Understanding stress – Part 2: Resilience and Personality
Understanding and regulating stress is becoming more and more important in our times, because chronic stress has a lasting damaging effect on the immune system and on the general mental and physical condition. Our physical reaction to stress is an instinctive and cognitively little influenceable physical state. However, it is possible to identify personal stressors and reduce the intensity of stressful experiences. The following series of articles covers these topics:
1. The stress reaction
2. Resilience and personality
3. Mental hygiene and strengthening of the immune system
Part 2: Resilience and Persponality
It is no secret – people’s ability to remain calm and relaxed in stressful situations varies widely. Some people react very sensitively or quickly irritated, they experience themselves as more thin-skinned than others. A lot of research has been done in this context, for example about high sensitivity, co-dependence, resilience or an excessive sense of responsibility. It became clear, apart from a potential genetic perspective, that it makes sense to take a closer look at how we deal with stress internally and why some people seem to be more resilient than others.
Trauma psychotherapy and attachment-oriented psychodynamic approaches have also specialized in the subject of stress regulation.
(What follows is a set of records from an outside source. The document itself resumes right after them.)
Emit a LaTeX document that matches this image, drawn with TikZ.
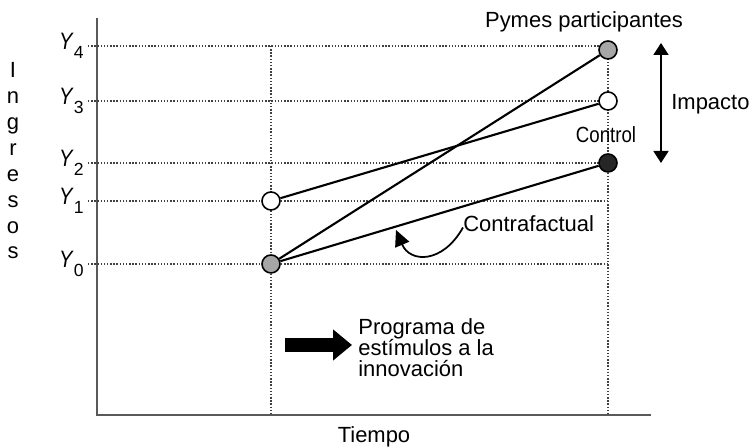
\documentclass[tikz,border=0pt]{standalone}
\usepackage{fontspec}
\setmainfont{Liberation Sans}
\usetikzlibrary{arrows.meta}

\tikzset{
  punto/.style={circle, draw=black, line width=0.9pt, minimum size=0.36cm, inner sep=0pt},
  guia/.style={densely dotted, line width=0.8pt, black!75},
  recta/.style={line width=1.2pt, black},
  eje/.style={line width=1.1pt, black!65},
  texto/.style={font=\fontsize{12.5}{12}\selectfont, inner sep=0pt},
}
\newcommand{\ylab}[1]{\scalebox{0.85}[1]{\textit{Y}}\raisebox{-0.18cm}{\fontsize{10}{11}\selectfont #1}}

\begin{document}
\begin{tikzpicture}
	\useasboundingbox (0,0) rectangle (15,8.96);

	% Ejes
	\draw[eje] (1.94,8.6) -- (1.94,0.66) -- (13.02,0.66);

	% Lineas guia
	\foreach \y/\n in {8.04/4, 6.94/3, 5.70/2, 4.94/1, 3.68/0} {
		\draw[guia] (1.76,\y) -- (12.16,\y);
		\node[anchor=base east, inner sep=0pt, font=\fontsize{13.5}{15}\selectfont] (y\n) at (1.68,\y-0.07) {\ylab{\n}};
	}
	\foreach \x in {5.42, 12.16}
	\draw[guia] (\x,8.04) -- (\x,0.66);

	% Ingresos
	\foreach \l [count=\i] in {I,n,g,r,e,s,o,s}
	\node[texto, anchor=base] (ing\i) at (0.26,7.917-0.517*\i) {\l};

	% Puntos
	\node[punto, fill=black!35] (a0) at (5.42,3.68) {};
	\node[punto, fill=white] (a1) at (5.42,4.94) {};
	\node[punto, fill=black!35] (b4) at (12.16,7.96) {};
	\node[punto, fill=white] (b3) at (12.16,6.94) {};
	\node[punto, fill=black!85] (b2) at (12.16,5.70) {};

	% Rectas
	\draw[recta] (a0) -- (b4);
	\draw[recta] (a0) -- (b2);
	\draw[recta] (a1) -- (b3);

	% Textos
	\node[texto] (pymes) at (11.68,8.52) {Pymes participantes};
	\node[texto, anchor=west] (impacto) at (13.42,6.88) {Impacto};
	\node[texto] (control) at (12.12,6.26) {\scalebox{0.85}[1]{Control}};
	\node[texto, anchor=west] (contra) at (9.26,4.48) {Contrafactual};
	\node[texto] (tiempo) at (7.48,0.22) {Tiempo};
	\node[texto, anchor=west, align=left] (programa) at (7.16,2.01) {Programa de\\estímulos a la\\innovación};

	% Flecha del programa
	\coordinate (f0) at (5.70,2.06);
	\coordinate (f1) at (7.04,2.06);
	\draw[line width=8.5pt, -{Triangle[length=0.38cm, width=0.6cm]}] (f0) -- (f1);

	% Flecha de impacto
	\coordinate (i0) at (13.22,8.10);
	\coordinate (i1) at (13.22,5.70);
	\draw[line width=1pt, {Triangle[length=0.24cm, width=0.3cm]}-{Triangle[length=0.24cm, width=0.3cm]}] (i0) -- (i1);

	% Flecha contrafactual
	\coordinate (c0) at (7.92,4.36);
	\draw[line width=1pt, -{Triangle[length=0.32cm, width=0.3cm]}] ([yshift=-2pt]contra.west) .. controls (8.85,3.68) and (8.2,3.7) .. (c0);
\end{tikzpicture}
\end{document}
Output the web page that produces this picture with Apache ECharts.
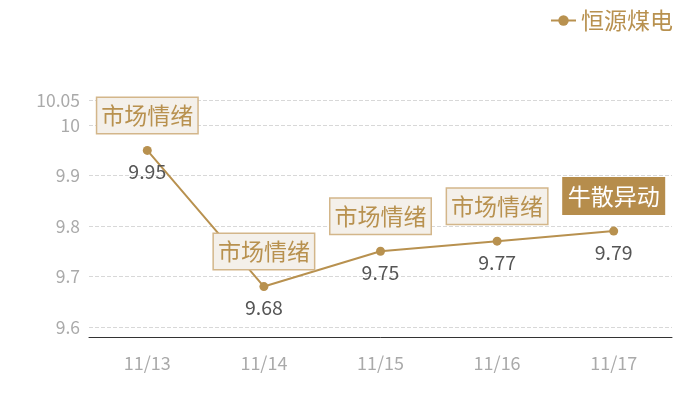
<!DOCTYPE html>
<html>
<head>
<meta charset="utf-8">
<script src="https://cdn.jsdelivr.net/npm/echarts@6/dist/echarts.min.js"></script>
<style>html,body{margin:0;padding:0;background:#fff}#c{width:700px;height:400px}</style>
</head>
<body>
<div id="c"></div>
<script>
const categories = ['11/13', '11/14', '11/15', '11/16', '11/17'];
const values = [9.95, 9.68, 9.75, 9.77, 9.79];
const tags = ['市场情绪', '市场情绪', '市场情绪', '市场情绪', '牛散异动'];
const highlightTag = '牛散异动';
const seriesName = '恒源煤电';

const FONT = '"Noto Sans CJK SC", "Noto Sans", sans-serif';
const GOLD = '#b8914f';

const markData = tags.map((t, i) => {
  const hot = t === highlightTag;
  return {
    coord: [categories[i], values[i]],
    value: t,
    label: {
      formatter: t,
      color: hot ? '#fff' : GOLD,
      backgroundColor: hot ? '#b68d4c' : '#f4f0ea',
      borderColor: hot ? '#b68d4c' : '#d3b68a',
      borderWidth: 1.5
    }
  };
});

const chart = echarts.init(document.getElementById('c'));
chart.setOption({
  animation: false,
  textStyle: { fontFamily: FONT },
  legend: {
    right: 22,
    top: 4,
    itemWidth: 25,
    itemHeight: 13,
    itemGap: 8,
    textStyle: { color: GOLD, fontSize: 23, fontFamily: FONT },
    data: [seriesName]
  },
  grid: { left: 89, right: 28, top: 100, bottom: 63 },
  xAxis: {
    type: 'category',
    data: categories,
    boundaryGap: true,
    axisLine: { lineStyle: { color: '#333', width: 1 } },
    axisTick: { show: false },
    axisLabel: { color: '#aaa', fontSize: 18, margin: 17, fontFamily: FONT }
  },
  yAxis: {
    type: 'value',
    min: 9.58,
    max: 10.05,
    splitNumber: 5,
    axisLine: { show: false },
    axisTick: { show: false },
    axisLabel: { color: '#aaa', fontSize: 17.5, margin: 9, showMinLabel: false, fontFamily: FONT },
    splitLine: { lineStyle: { color: '#d8d8d8', type: 'dashed' } }
  },
  series: [{
    name: seriesName,
    type: 'line',
    data: values,
    symbol: 'circle',
    symbolSize: 9,
    color: GOLD,
    lineStyle: { color: GOLD, width: 2 },
    itemStyle: { color: GOLD },
    label: {
      show: true,
      position: 'bottom',
      distance: 7,
      color: '#555',
      fontSize: 19.5,
      fontFamily: FONT
    },
    markPoint: {
      symbol: 'circle',
      symbolSize: 0,
      label: {
        show: true,
        position: 'inside',
        offset: [0, -35],
        fontSize: 23,
        fontFamily: FONT,
        padding: [3, 4, 3, 4],
        lineHeight: 29
      },
      data: markData
    }
  }]
});
</script>
</body>
</html>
From this point of view and a little simplified, this process can be presented as follows:
The co-regulation
A baby is not yet able to regulate stressful experiences independently. It lives in a symbiotic co-existence with its mother. The experience of hunger or cold is not perceived concretely as such, i.e. it is not mentalized. The baby experiences an unspecific discomfort or pain and is helplessly exposed to it. It experiences stress. In the best case, the parents feel that the child needs something. They turn to him and their facial expressions often reflect what the child is experiencing in the first moment. “Oh… you’re hungry…“. This is the prerequisite for the baby to be able to perceive its inner states increasingly better and more differentiated in the further course of its development and thus to be able to classify them for itself. It is the beginning of our ability to mentalize and thus the ability to experience feelings from a certain age on no longer purely somatically, e.g. as abdominal pain, but as feelings that can be grasped mentally. But such a naming of the states by the parents is of course not enough for the baby. After the parents have reflected the baby’s need or feeling, their facial expressions and tone of voice often change. They begin to change the feeling “well then quickly, if you are so hungry, you probably want to be breastfed”, in her voice you can hear the confidence and the change that is about to come. Slowed down this means: the baby’s stress is absorbed, named and differentiated and then regulated and calmed. This process of co-regulation by the parents is existential for the development of the child. Both neglect and over-regulation can harm the child. A neglect or gross miscommunication between parents and child (if the parents permanently misunderstand the signals of the child) leads to feelings and needs often being experienced in a very somatic and undifferentiated way into adulthood, the ability to calm oneself is then also often developed to a limited extent. But also over-stimulation, a too fast reaction of the parents is not good for the development of the child. The development of the child from co-regulation to autoregulation is then disturbed at this point. Because in the normal development of the child such a process from coregulation to an independent regulation of of one’s own arousal level is a smooth transition.

The personal window of tolerance
Later, as adults, we differ both in the quantity of our stress response and in our ability to calm down and relax. For people who have been well accompanied in their development and who are securely attached, even stronger stressors can still be integrated. They also tolerate rest periods more easily. Your personal “window of tolerance” * (Dami Charf, Window of Tolerance) is wider. To make the reference to my first article: their vegetative amplitude also fluctuates, they experience sympathetic and parasympathetic activation phases, but they are rarely outside this comfort zone. In contrast, the inner window of tolerance of those who were poorly reflected and supported as children is relatively narrow. They experience both too much activation quickly as too much, but also too few stimuli quickly as too little. A rapid change between high activation and rapid overstimulation and depressive experience of inner emptiness is not uncommon. Those affected are either overstimulated or understimulated and both states are highly associated with stress experiences.
Learning self-regulation
So what can people who have learned little to regulate themselves do today as adults to feel more relaxed? It is not possible to go back in time – but it is possible to learn to be a good adult yourself. In moments when we experience ourselves under pressure and the tension becomes too high, in such moments we can pause and start to accompany ourselves anew. We can expose driving thoughts as such and also the moments when we start to attack ourselves. Back to our theory: let us assume that we have internalized the voices and the experience with our parents. The good and supporting as well as the driving and critical voices. So if you want to learn to stay calm, you first have to look for quick and sometimes unconscious reactions, in which we do lasting harm to ourselves. In which we do not accompany ourselves and are not friendly and supportive with ourselves. Sometimes it helps then to pretend: “If I were a relaxed and self-friendly person now: what would I think and do now?”